Selasa, 12 Februari 2013

SUAMIKU & JANJIKU PADA MANTAN PACAR

Sebelum menikah sebenarnya aku sudah punya pacar, sebut saja Z. Kami punya hubungan yang sangat baik dan boleh dibilang sempurna. Hubungan kami berlangsung layaknya sahabat, karena sejak semula kami satu kelompok saat KKN dan berteman baik. Meski tak begitu tampan, di mataku sia lelaki sempurna. Kami merasa sangat cocok satu sama lain. 
Aku memang tak mau pacaran seperti kebanyakan orang yang selalu menghabiskan waktu berdua, tetapi kedekatanku dengannya begitu berarti. Sayang hubungan harus kuakhiri secara baik-baik, karena ortuku tak menyetujui hubungan kami. Meski begitu kami berjanji untuk tetap menjalin silaturahmi. Itu sebabnya sejak menikah aku berusaha menepati janji itu. Tentu saja tanpa sepengetahuan suami, aku biasa telepon, dan kadang ketemu dengan mantanku. Meski demikian, kami berkomitmen untuk hanya berhubungan sebatas sahabat, tidak lebih. 

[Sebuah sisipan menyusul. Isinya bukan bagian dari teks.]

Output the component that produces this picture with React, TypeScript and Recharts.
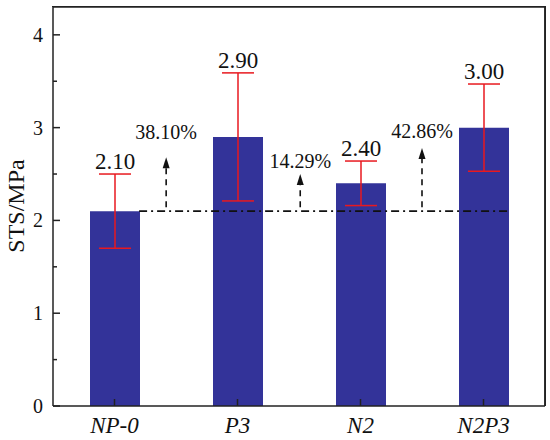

Apalagi setelah dia juga menikah, kami berjanji untuk menjaga keutuhan keluarga masing-masing. Kami saling mendukung dan mendo'akan agar masing-masing diberi keberkahan, kesehatan, kelapangan rejeki, dan kebaikan.
Kebetulan suamiku orang yang cukup sibuk. Dia sangat penyabar, tidak tergantung padaku, dan tidak pernah sekalipun marah padaku, meski kadang aku tidak memperhatikannya. Justeru aku yang sering kali marah-marah padanya, tetapi sama sekali tak ditanggapi.
Akhir-akhir ini sikap suamiku berubah drastis. Dia semakin cuek padaku. tidak peduli padaku, dan seakan tidak respek padaku. Aku tak tahu apa masalahnya. Berulang kali aku bertanya jawabnya selalu datar, "tidak ada apa-apa", "Capek saja", atau "Lagi banyak kerjaan"
Sikapnya yang kian memuakkan membuatku hatiku merasa goyah (gonjing). Aku jadi berfikir untuk semakin dekat dengan mantanku. Apalagi mantaku sering kali merayuku, membuaiku dengan kata-kata yang melambungkan anganku, seakan kami masih pacaran dulu. Meski hanya lewat telepon dan bertemu di tempat umum, kehadiran mantanku cukup untuk mengobati kejengahan hatiku setiap kali bertemu suamiku.
Belakangan suamiku kelihatan enggan pulang. Setiap kali ngantor ada saja alasan untuk tidak pulang. Terpaksa aku harus bicara padanya. Aku butuh kejelasan atas sikapnya yang tidak mengenakkan akhir-akhir ini.
Semula dia enggan bicara, tetapi setelah aku tekan dia mengaku. Dia bilang sangat kecewa telah menikahiku. Dia bilang sangat sedih karena menurutnya aku masih mencintai orang lain. Rupanya dia tahu aku biasa berkomunikasi dengan mantanku. Dia tahu semua lebih dari yang aku duga.
Dia sama sekali tidak marah padaku. Hanya sering kali dia kelihatan menangis sedih menyesali kebersamaannya denganku. Dia bilang sebenarnya sudah tak membutuhkan aku lagi kalau saja bukan demi anak-anakku.
Aku berusaha meluruskan kesalahpahaman ini, tetapi dia terlanjur terlalu yakin dengan persepsinya sendiri. Aku berusaha memperbaiki sikapku di hadapannya dengan berbagai cara. Aku berusaha lebih perhatian, lebih hangat, dan mengakhiri hubunganku dengan mantanku, tetapi sepertinya sia-sia saja.
Dia sama sekali tak mengubah penilaiannya terhadapku. Dia memang berusaha tetap bersikap baik padaku dan anak-anakku, tetapi raut kekecewaan sama sekali tak hinag dari sorot matanya.
Aku hanya bisa pasrah. Aku sadar telah melakukan kesalahan fatal yang mungkin tak pernah termaafkan sepanjang hidupnya.